Both tend to start on the left of a back four, but they have significant license to get forward. Raum has tallied two assist at home and one abroad this term, while Davies has laid on three Bundesliga goals.
Both figure to supply many more this season - Raum has the most crosses from open play league-wide with 20; Davies' 177 sprints are a division-best.
The full-backs opposite - Benjamin Henrichs for Leipzig and former RBL man Konrad Laimer or Noussair Mazraoui for Bayern - figure to be busy.
As a not insignificant detail, the aforementioned players are also constituent parts of two of the most miserly defences in the division, with Leipzig and Bayern each having conceded just four goals to date.
Players with a point to prove
Both teams have a pair of big players who would love nothing more than putting in a big performance against a potential title rival.
For Leipzig, that's Werner, who had gone nine games without a goal before his fine strike against Gladbach, converted after a trademark jet-heeled turn of pace and finish in off the far post from a near-impossible angle.
Three of Werner's four Bundesliga appearances this season have come from the bench, but it wasn't so long ago he was Leipzig's main man, and with three career goals against Bayern, he can hope to be so again.
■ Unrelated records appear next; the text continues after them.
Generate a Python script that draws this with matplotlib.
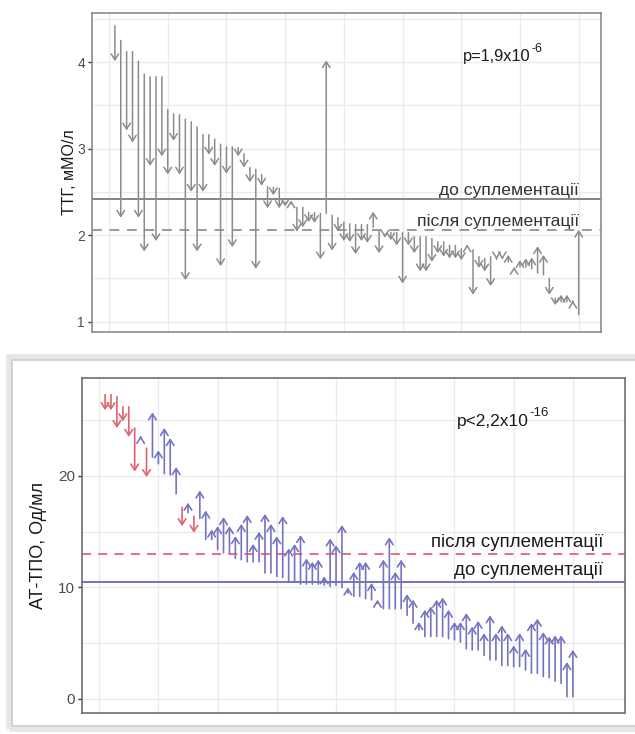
import matplotlib
matplotlib.use("Agg")
import matplotlib.pyplot as plt
from matplotlib.patches import FancyArrowPatch, Rectangle
import numpy as np

plt.rcParams['font.family'] = ['Liberation Sans', 'DejaVu Sans']

# ---------------- data: TSH (ТТГ) ----------------
tsh_before = [4.42, 4.25, 4.12, 4.12, 4.01, 3.86, 3.83, 3.83, 3.83, 3.45,
              3.40, 3.39, 3.34, 3.31, 3.25, 3.16, 3.16, 3.11, 3.05, 3.02,
              3.02, 3.01, 2.94, 2.78, 2.76, 2.70, 2.56, 2.55, 2.54, 2.38,
              2.36, 2.32, 2.32, 2.26, 2.26, 2.25, 2.25, 2.23, 2.20, 2.15,
              2.13, 2.12, 2.12, 2.12, 2.09, 2.05, 2.01, 2.03, 2.03, 2.03,
              2.03, 1.98, 1.98, 1.98, 1.96, 1.92, 1.92, 1.88, 1.88, 1.84,
              1.86, 1.83, 1.75, 1.73, 1.75, 1.73, 1.74, 1.69, 1.60, 1.63,
              1.63, 1.61, 1.56, 1.54, 1.50, 1.27, 1.23, 1.23, 1.23, 1.08]
tsh_after = [4.01, 2.20, 3.21, 3.07, 2.20, 1.81, 2.80, 1.93, 2.91, 2.70,
             3.09, 2.70, 1.48, 2.50, 1.81, 2.50, 2.93, 2.80, 1.64, 2.71,
             1.86, 2.91, 2.78, 2.61, 1.61, 2.57, 2.31, 2.46, 2.31, 2.33,
             2.40, 2.04, 2.09, 2.15, 2.14, 1.72, 4.02, 1.82, 2.04, 1.93,
             1.92, 1.78, 1.93, 1.91, 2.27, 1.79, 1.97, 1.94, 1.88, 1.44,
             1.88, 1.79, 1.58, 1.58, 1.69, 1.79, 1.75, 1.73, 1.73, 1.71,
             1.89, 1.31, 1.62, 1.58, 1.41, 1.72, 1.72, 1.77, 1.63, 1.71,
             1.73, 1.74, 1.87, 1.77, 1.31, 1.19, 1.31, 1.31, 1.24, 2.06]
tsh_mean_before = 2.42
tsh_mean_after = 2.06
tsh_p_main, tsh_p_exp = 'p=1,9x10', '-6'

# ---------------- data: anti-TPO (АТ-ТПО) ----------------
tpo_before = [27.3, 27.3, 27.1, 26.2, 26.2, 24.3, 23.4, 22.5, 21.7, 21.1,
              20.2, 20.1, 18.4, 17.2, 16.7, 16.4, 16.2, 14.3, 14.3, 13.4,
              13.1, 13.1, 12.6, 12.5, 12.3, 12.3, 12.3, 11.3, 11.3, 11.0,
              10.9, 10.5, 10.5, 10.3, 10.3, 10.3, 10.3, 10.2, 10.1, 10.2,
              10.0, 9.5, 9.2, 9.2, 9.0, 8.9, 8.6, 8.1, 8.1, 8.1,
              8.1, 7.5, 6.8, 6.2, 5.6, 5.6, 5.6, 5.6, 5.4, 5.3,
              5.1, 4.5, 4.4, 4.4, 3.9, 3.5, 3.5, 3.0, 3.0, 2.9,
              2.9, 2.6, 2.3, 2.3, 2.0, 1.9, 1.6, 1.4, 0.2, 0.2]
tpo_after = [25.9, 25.9, 24.3, 24.9, 23.5, 20.4, 23.6, 19.9, 25.7, 22.3,
             24.3, 23.4, 20.8, 15.5, 17.6, 14.9, 18.7, 16.9, 15.2, 15.5,
             16.3, 15.5, 14.6, 15.7, 16.5, 13.9, 15.0, 16.6, 15.7, 14.6,
             16.4, 13.5, 13.9, 14.7, 12.6, 12.3, 12.5, 11.0, 14.4, 13.8,
             15.6, 10.0, 11.4, 12.3, 12.3, 10.4, 8.9, 12.5, 14.5, 11.4,
             12.5, 9.4, 8.9, 6.9, 8.0, 8.3, 8.9, 9.1, 8.0, 6.9,
             6.9, 7.7, 6.5, 7.0, 5.9, 7.5, 5.9, 6.6, 5.9, 4.8,
             5.9, 4.5, 6.8, 7.2, 6.0, 5.6, 5.7, 5.7, 3.3, 4.4]
tpo_mean_before = 10.5
tpo_mean_after = 13.0
tpo_p_main, tpo_p_exp = 'p<2,2x10', '-16'

label_before = 'до суплементації'
label_after = 'після суплементації'

W, H = 635, 734
fig = plt.figure(figsize=(W / 100, H / 100), dpi=100)


def frac(x0, y0, x1, y1):
    return [x0 / W, 1 - y1 / H, (x1 - x0) / W, (y1 - y0) / H]


GRID = '#ebebeb'


def style_axes(ax, spine_col):
    ax.set_facecolor('white')
    for s in ax.spines.values():
        s.set_color(spine_col)
        s.set_linewidth(1.2)
    ax.tick_params(axis='x', length=0, labelbottom=False)
    ax.tick_params(axis='y', length=3, width=1, color='#333333',
                   labelsize=10, labelcolor='#4d4d4d', pad=2)
    ax.set_axisbelow(True)


def draw_arrows(ax, x, before, after, colors, lw=1.1):
    for xi, b, a, c in zip(x, before, after, colors):
        arr = FancyArrowPatch((xi, b), (xi, a),
                              arrowstyle='->,head_length=0.42,head_width=0.27',
                              mutation_scale=10, color=c, lw=lw,
                              shrinkA=0, shrinkB=0, zorder=3)
        ax.add_patch(arr)


def p_text(ax, x, y, main, exp, size):
    t = ax.text(x, y, main, ha='left', va='center', fontsize=size,
                color='#1a1a1a')
    ax.annotate(exp, xy=(1, 1), xycoords=t, xytext=(0.8, 0.5),
                textcoords='offset points', ha='left', va='center',
                fontsize=size * 0.76, color='#1a1a1a')


# ---------------- top panel ----------------
ax1 = fig.add_axes(frac(92, 13, 601, 332))
style_axes(ax1, '#8c8c8c')
n1 = len(tsh_before)
x1 = np.arange(1, n1 + 1)
ax1.set_xlim(-2.9, 83.8)
ax1.set_ylim(0.879, 4.567)
ax1.set_yticks([1, 2, 3, 4])
ax1.set_yticks([1.5, 2.5, 3.5, 4.5], minor=True)
ax1.set_xticks(np.arange(0, 81, 10))
ax1.tick_params(axis='y', which='minor', length=0)
ax1.grid(True, which='both', color=GRID, lw=1.0)
ax1.axhline(tsh_mean_before, color='#858585', lw=1.4, zorder=2)
ax1.axhline(tsh_mean_after, color='#9a9a9a', lw=1.4, ls=(0, (5, 4)), zorder=2)
draw_arrows(ax1, x1, tsh_before, tsh_after, ['#8c8c8c'] * n1)
ax1.text(80, tsh_mean_before + 0.01, label_before, ha='right', va='bottom',
         fontsize=12.6, color='#333333')
ax1.text(80, tsh_mean_after + 0.01, label_after, ha='right', va='bottom',
         fontsize=12.6, color='#333333')
p_text(ax1, 60.2, 4.06, tsh_p_main, tsh_p_exp, 11.8)
ax1.set_ylabel('ТТГ, мМО/л', fontsize=11.5, color='#1a1a1a', labelpad=0)

# ---------------- bottom panel ----------------
# outer frame of the inset picture
fig.patches.append(Rectangle((9 / W, 1 - 729 / H), 640 / W, 372 / H,
                             transform=fig.transFigure, fill=False,
                             edgecolor='#e6e6e6', lw=4, zorder=0))
fig.patches.append(Rectangle((12 / W, 1 - 726 / H), 640 / W, 366 / H,
                             transform=fig.transFigure, fill=False,
                             edgecolor='#cfcfcf', lw=1.3, zorder=0))

ax2 = fig.add_axes(frac(82, 378, 625, 713))
style_axes(ax2, '#6e6e6e')
n2 = len(tpo_before)
x2 = np.arange(1, n2 + 1)
ax2.set_xlim(-2.9, 88.8)
ax2.set_ylim(-1.26, 28.79)
ax2.set_yticks([0, 10, 20])
ax2.set_yticks([5, 15, 25], minor=True)
ax2.set_xticks(np.arange(0, 81, 10))
ax2.tick_params(axis='y', which='minor', length=0)
ax2.tick_params(axis='y', labelsize=11)
ax2.grid(True, which='both', color=GRID, lw=1.0)
RED = '#e0646f'
BLUE = '#7673c0'
ax2.axhline(tpo_mean_before, color=BLUE, lw=1.4, zorder=2)
ax2.axhline(tpo_mean_after, color=RED, lw=1.3, ls=(0, (5, 4)), zorder=2)
cols2 = [BLUE if a >= b else RED for b, a in zip(tpo_before, tpo_after)]
draw_arrows(ax2, x2, tpo_before, tpo_after, cols2, lw=1.2)
ax2.text(85.1, tpo_mean_after + 0.3, label_after, ha='right', va='bottom',
         fontsize=13.5, color='#1a1a1a')
ax2.text(85.1, tpo_mean_before + 0.3, label_before, ha='right', va='bottom',
         fontsize=13.5, color='#1a1a1a')
p_text(ax2, 60.4, 24.9, tpo_p_main, tpo_p_exp, 12.5)
ax2.set_ylabel('АТ-ТПО, Од/мл', fontsize=13, color='#1a1a1a', labelpad=8)

fig.savefig('out.png', dpi=100)
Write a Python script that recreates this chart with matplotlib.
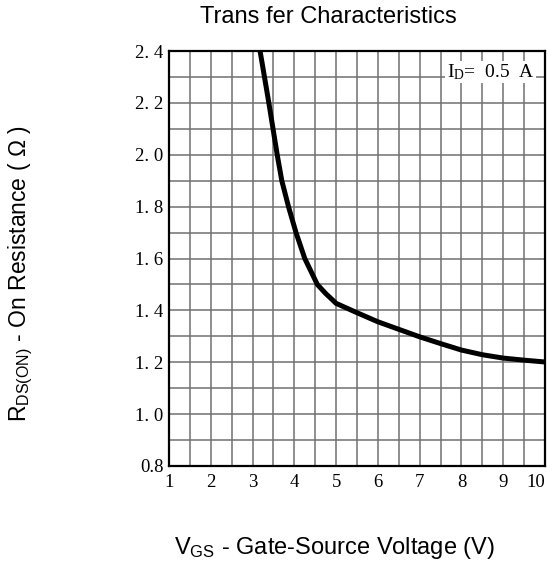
import matplotlib
matplotlib.use("Agg")
import matplotlib.pyplot as plt
import numpy as np

# Data
vgs = [3.18, 3.39, 3.59, 3.70, 3.86, 4.04, 4.25, 4.55, 4.75, 4.85, 5.0, 5.5,
       6.0, 6.5, 7.0, 7.5, 8.0, 8.5, 9.0, 9.5, 10.0]
rds = [2.40, 2.20, 2.00, 1.90, 1.80, 1.70, 1.60, 1.50, 1.465, 1.45, 1.427, 1.391,
       1.356, 1.327, 1.298, 1.272, 1.247, 1.229, 1.216, 1.208, 1.201]

x_ticks = [1, 2, 3, 4, 5, 6, 7, 8, 9, 10]
x_ticklabels = ['1', '2', '3', '4', '5', '6', '7', '8', '9', '10']
y_ticks = [0.8, 1.0, 1.2, 1.4, 1.6, 1.8, 2.0, 2.2, 2.4]
y_ticklabels = ['0.8', '1. 0', '1. 2', '1. 4', '1. 6', '1. 8', '2. 0', '2. 2', '2. 4']

plt.rcParams['mathtext.default'] = 'regular'

fig = plt.figure(figsize=(5.47, 5.72), dpi=100)
ax = fig.add_axes([169/547, 1-466/572, 376/547, 415/572])

ax.set_xlim(1, 10)
ax.set_ylim(0.8, 2.4)

ax.set_xticks(x_ticks)
ax.set_xticklabels(x_ticklabels, family='Liberation Serif', fontsize=13.5)
ax.set_yticks(y_ticks)
ax.set_yticklabels(y_ticklabels, family='Liberation Serif', fontsize=13.5)
ax.set_xticks(np.arange(1.5, 10, 1.0), minor=True)
ax.set_yticks(np.arange(0.9, 2.4, 0.2), minor=True)
ax.grid(which='both', color='#707070', linewidth=1.1)
ax.set_axisbelow(True)

ax.plot(vgs, rds, color='black', linewidth=3.6, solid_capstyle='butt',
        solid_joinstyle='round', zorder=3)

ax.tick_params(which='both', length=0)
ax.tick_params(axis='x', pad=6)
ax.tick_params(axis='y', pad=4)
lbls = ax.get_xticklabels()
lbls[-1].set_horizontalalignment('right')

for s in ax.spines.values():
    s.set_linewidth(1.6)
    s.set_color('black')

ax.text(8.7, 2.32, r'I$_{D}$=  0.5  A', family='Liberation Serif', fontsize=14,
        ha='center', va='center', zorder=4,
        bbox=dict(facecolor='white', edgecolor='none', pad=1.0))

fig.text(328/547, 1-17/572, 'Trans fer Characteristics', family='Liberation Sans',
         fontsize=17, ha='center', va='center')
fig.text(334/547, 1-548/572, r'V$_{GS}$ - Gate-Source Voltage (V)', family='Liberation Sans',
         fontsize=17, ha='center', va='center')
fig.text(21/547, 1-274/572, r'R$_{DS(ON)}$ - On Resistance ( Ω )', family='Liberation Sans',
         fontsize=16.5, ha='center', va='center', rotation=90)

fig.savefig('out.png', dpi=100)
"Timo's well known for the qualities he gives us: his pace, ability to play in behind and score goals," said head coach Marco Rose recently. "… he had the chance to get back into the team here, and the Germany squad."
Watch: A tactical look at Raumdeuter Müller
Werner missed out on the latest Germany squad, and Thomas Müller was only a late addition when Niclas Füllkrug pulled out through injury. Hansi Flick has since been replaced by Julian Nagelsmann, and the new head coach will be keeping a close eye on things at former club Bayern.
Müller and Jamal Musiala have shared playing time under Thomas Tuchel this season, but the former has three goals and four assist in his meetings with Leipzig and would love extend that impressive tally.
Be it the Raumdeuter or Turbo Timo, the star man on Matchday 6 could be a relative unsung hero ready to re-find their voice.